Coming back to 'Machan', the story justifies the need for a foreign location whereas in 'Spanish Masala' the story could have taken place anywhere. It is not the first time in Malayalam cinema that a hero in dire need of money is saved by a wealthy heroine (whether she speaks Spanish or not). And in this movie, it's the sheer luck of the audience that the heroine raised by a
Malayalee ayah speaks Malayalam and her household throngs with Malayalee servants! She can understand Malayalam pretty well and almost all the conversations are in the mother tongue; hence the director had no problem with the censor board in releasing this movie as a Malayalam language film!

Lal Jose had a foreigner as heroine in his earlier film 'Oru Arabi katha' where the story demanded the casting, for it's the nativity of the girl that attracts 'Cuba' Mukundan towards her. In 'Spanish Masala', apart from a lighting up her pretty face the nativity of the Spanish actor Daniela has neither significance nor any impact in the narrative. (as the heroines in
Anurag Basu's 'Kites' and Imtiaz Ali's 'Rock star' Daniela is another attractive face with a beautiful smile and a plastic expression).
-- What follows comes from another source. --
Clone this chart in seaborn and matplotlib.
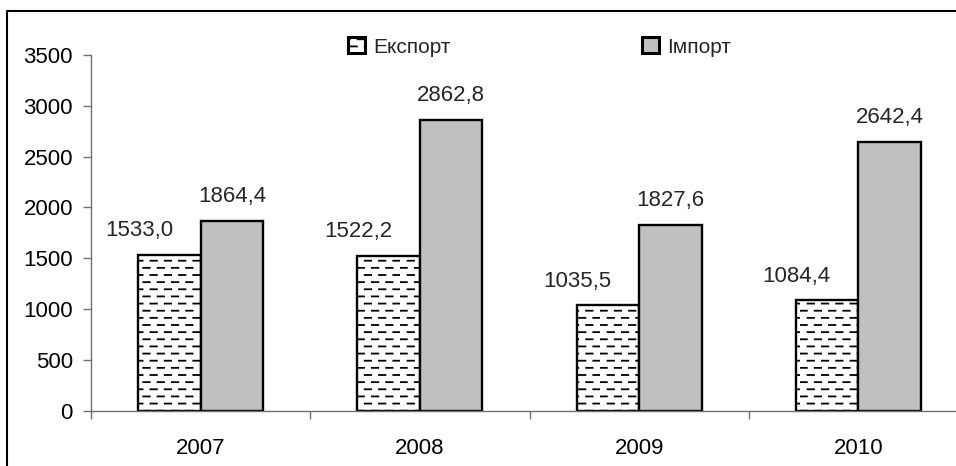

Regarding the title of the movie, if you are expecting a movie on the lines of 'Like Water for Chocolate' where food and the story narration have vital connections you will be heading for disappointment as the only association with food is that the producer (Noushad) and the hero in the film are chefs, and that Dileep makes a few dosas. And for those who have seen Zoya Akthar's 'Zindagi Na Milegi Dobaraa' the Spanish sights may not serve any eye candy either.

The songs look like a deliberate attempt to can the visually impressive Spanish sights (tomatina festival, bull fight, flamingo dance et al) as they are not backed by sensible lyrics to touch the heart strings. The cinematographer seems confused as to where to put the camera, with the end result that there are too many low angle shots with no purpose at all.
Other loose ends in the movie are the heroine's disability; she is blind in the first half of the movie due to a clot from a fall, but inexplicably retrieves eye sight one fine morning! When Rahul is declared dead in an accident, not even his mother demands to see his dead body, and everybody believes the story without blinking. Even the element of suspense in the climax is so
clichéd, one wonders whether to laugh or cry! Other than a few hilarious moments by Dileep the film falls flat on the palate. The director should have realized that an exotic locale alone wouldn't make a good movie.